At this rate, “civil society” will end up under the patronage of those who wish to continue with the election campaign that they lost hands down some six months ago.

Meanwhile, long standing members of civil society who have been campaigning for I do not know how long, like say in environmental movements, have been sidelined. We are witnessing a very strange “civil society” that is taking shape.

***

Joe Attard

He was a man of few words, but what he did want to say would be delivered with great determination. He would insist that once there was agreement about a project which needed to be done, then it should be carried out fully and without shilly shallying. He was always prepared to lead from the front, and would spare no effort to ensure that what had been planned, would be implemented.
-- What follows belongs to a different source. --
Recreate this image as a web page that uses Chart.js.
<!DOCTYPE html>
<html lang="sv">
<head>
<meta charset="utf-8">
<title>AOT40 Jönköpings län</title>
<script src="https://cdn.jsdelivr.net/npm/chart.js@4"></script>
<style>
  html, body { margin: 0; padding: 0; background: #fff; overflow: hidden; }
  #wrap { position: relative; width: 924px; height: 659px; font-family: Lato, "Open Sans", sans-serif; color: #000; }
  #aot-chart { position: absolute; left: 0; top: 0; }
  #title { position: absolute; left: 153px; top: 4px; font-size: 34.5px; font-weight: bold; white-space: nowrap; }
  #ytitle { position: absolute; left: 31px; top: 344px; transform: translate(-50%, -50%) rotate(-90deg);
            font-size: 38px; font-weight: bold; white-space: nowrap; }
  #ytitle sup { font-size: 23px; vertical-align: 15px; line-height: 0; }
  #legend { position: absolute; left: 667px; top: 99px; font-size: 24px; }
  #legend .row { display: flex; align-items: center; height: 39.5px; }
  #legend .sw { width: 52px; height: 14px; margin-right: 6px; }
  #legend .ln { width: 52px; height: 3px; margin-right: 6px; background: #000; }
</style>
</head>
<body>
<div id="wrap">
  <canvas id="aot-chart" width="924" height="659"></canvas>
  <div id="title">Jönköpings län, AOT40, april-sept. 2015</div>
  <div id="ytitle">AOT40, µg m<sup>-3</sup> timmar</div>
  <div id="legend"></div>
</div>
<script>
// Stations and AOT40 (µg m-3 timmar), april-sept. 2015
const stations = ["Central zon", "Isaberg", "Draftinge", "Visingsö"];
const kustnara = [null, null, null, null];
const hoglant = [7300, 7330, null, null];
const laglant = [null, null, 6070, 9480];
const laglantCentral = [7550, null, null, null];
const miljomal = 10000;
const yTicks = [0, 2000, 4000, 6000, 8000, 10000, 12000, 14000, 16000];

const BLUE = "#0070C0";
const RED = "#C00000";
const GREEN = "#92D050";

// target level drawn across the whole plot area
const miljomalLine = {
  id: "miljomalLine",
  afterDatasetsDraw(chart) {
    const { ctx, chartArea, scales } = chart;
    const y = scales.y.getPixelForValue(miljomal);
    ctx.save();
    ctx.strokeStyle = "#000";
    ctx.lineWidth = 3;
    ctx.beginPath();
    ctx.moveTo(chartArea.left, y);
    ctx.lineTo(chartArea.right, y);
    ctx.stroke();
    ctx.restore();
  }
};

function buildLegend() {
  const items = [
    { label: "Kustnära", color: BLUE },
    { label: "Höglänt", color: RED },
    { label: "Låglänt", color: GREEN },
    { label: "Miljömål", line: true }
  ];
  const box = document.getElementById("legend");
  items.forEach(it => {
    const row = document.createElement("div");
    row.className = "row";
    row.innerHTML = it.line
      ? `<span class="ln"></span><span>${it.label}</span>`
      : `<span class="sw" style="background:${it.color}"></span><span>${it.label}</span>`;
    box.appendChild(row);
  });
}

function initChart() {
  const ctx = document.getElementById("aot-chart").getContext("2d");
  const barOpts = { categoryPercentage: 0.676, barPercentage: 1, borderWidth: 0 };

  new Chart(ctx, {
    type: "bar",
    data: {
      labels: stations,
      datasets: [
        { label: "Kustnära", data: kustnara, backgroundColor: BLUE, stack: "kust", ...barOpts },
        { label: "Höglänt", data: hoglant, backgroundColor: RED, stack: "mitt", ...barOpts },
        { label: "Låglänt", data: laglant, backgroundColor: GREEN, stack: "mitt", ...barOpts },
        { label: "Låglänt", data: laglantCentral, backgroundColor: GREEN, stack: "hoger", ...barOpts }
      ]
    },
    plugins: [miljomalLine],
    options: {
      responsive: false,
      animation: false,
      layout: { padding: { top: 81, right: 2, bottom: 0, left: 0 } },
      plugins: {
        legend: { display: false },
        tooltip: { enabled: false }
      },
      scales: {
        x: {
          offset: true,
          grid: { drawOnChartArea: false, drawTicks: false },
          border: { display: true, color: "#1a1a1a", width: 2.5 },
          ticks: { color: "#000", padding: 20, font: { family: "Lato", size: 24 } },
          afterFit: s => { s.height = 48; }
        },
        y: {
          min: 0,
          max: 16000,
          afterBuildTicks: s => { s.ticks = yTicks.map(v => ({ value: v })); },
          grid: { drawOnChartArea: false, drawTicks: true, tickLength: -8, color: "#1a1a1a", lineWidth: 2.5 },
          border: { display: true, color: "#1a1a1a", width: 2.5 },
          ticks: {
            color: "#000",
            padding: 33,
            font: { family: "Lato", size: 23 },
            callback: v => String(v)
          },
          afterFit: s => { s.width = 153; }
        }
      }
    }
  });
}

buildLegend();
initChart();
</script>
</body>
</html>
His loyalties were clear – to Malta, his hometown Żejtun, the Labour Party (and government), the concept of local management.
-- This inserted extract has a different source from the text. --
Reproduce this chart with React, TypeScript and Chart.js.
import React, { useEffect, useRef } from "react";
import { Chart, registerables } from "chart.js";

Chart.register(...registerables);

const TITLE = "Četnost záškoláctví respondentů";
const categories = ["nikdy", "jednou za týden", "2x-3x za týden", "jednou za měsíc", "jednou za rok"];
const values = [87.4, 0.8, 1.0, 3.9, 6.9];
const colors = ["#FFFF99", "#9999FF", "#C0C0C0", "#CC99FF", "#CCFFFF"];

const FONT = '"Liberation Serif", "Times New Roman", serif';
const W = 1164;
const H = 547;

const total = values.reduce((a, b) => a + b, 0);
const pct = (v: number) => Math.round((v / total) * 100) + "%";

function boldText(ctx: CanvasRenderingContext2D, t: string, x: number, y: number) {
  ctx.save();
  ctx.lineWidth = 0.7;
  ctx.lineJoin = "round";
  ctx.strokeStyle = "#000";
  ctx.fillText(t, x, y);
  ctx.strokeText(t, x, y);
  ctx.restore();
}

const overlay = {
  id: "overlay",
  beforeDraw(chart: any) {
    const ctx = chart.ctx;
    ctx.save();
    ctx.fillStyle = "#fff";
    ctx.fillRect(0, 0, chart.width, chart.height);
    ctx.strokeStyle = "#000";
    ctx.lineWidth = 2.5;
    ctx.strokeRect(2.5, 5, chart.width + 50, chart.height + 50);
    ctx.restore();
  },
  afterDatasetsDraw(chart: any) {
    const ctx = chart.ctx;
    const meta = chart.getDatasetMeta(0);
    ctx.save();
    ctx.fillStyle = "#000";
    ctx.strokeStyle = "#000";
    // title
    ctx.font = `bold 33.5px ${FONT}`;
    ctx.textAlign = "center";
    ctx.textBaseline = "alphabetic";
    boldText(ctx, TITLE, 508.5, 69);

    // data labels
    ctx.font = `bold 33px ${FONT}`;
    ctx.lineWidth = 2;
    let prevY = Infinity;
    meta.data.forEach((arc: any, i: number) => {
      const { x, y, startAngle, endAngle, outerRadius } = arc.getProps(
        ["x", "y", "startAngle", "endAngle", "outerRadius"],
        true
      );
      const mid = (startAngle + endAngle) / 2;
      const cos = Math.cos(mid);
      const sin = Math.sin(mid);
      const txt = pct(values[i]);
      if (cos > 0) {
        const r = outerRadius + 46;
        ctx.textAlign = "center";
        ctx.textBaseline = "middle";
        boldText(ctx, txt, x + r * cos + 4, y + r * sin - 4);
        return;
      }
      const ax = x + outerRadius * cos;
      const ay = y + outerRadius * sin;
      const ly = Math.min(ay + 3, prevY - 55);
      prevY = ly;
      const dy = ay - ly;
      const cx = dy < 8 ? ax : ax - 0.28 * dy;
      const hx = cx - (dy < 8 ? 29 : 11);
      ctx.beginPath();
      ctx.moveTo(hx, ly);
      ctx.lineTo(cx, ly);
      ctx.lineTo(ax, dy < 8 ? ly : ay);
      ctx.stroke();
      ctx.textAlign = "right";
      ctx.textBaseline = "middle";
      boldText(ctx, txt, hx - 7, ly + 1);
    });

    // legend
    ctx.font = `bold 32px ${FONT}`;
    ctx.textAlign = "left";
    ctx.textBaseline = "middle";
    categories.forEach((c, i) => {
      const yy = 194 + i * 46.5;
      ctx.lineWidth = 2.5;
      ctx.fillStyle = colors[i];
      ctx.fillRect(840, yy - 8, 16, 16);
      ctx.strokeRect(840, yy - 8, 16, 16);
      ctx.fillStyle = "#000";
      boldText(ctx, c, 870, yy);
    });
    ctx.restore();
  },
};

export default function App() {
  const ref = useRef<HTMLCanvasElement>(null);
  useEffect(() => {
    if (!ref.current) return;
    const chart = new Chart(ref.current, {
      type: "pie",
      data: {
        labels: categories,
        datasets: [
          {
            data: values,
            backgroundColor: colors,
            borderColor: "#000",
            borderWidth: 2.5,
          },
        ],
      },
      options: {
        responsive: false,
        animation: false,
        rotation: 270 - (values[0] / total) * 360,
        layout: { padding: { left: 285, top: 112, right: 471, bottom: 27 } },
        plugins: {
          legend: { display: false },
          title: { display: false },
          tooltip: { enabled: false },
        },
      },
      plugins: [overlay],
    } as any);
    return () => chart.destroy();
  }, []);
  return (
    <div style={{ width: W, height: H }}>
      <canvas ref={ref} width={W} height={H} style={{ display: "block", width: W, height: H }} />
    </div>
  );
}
Over the years, I met a number of people who had known him before I did. They would tell me about how he was able to inspire them as educators, as cultural activists, as organizers of activities by government or voluntary organizations.

We got to know each other some thirty five years ago. I admired the way by which he could grasp the significance of core issues and immediately push for a clear resolution about them.

I soon concluded that with Joe one could find much common ground over which to work together. That is what happened; we collaborated closely with a reciprocal respect that never wavered. The news of his death came like a blow.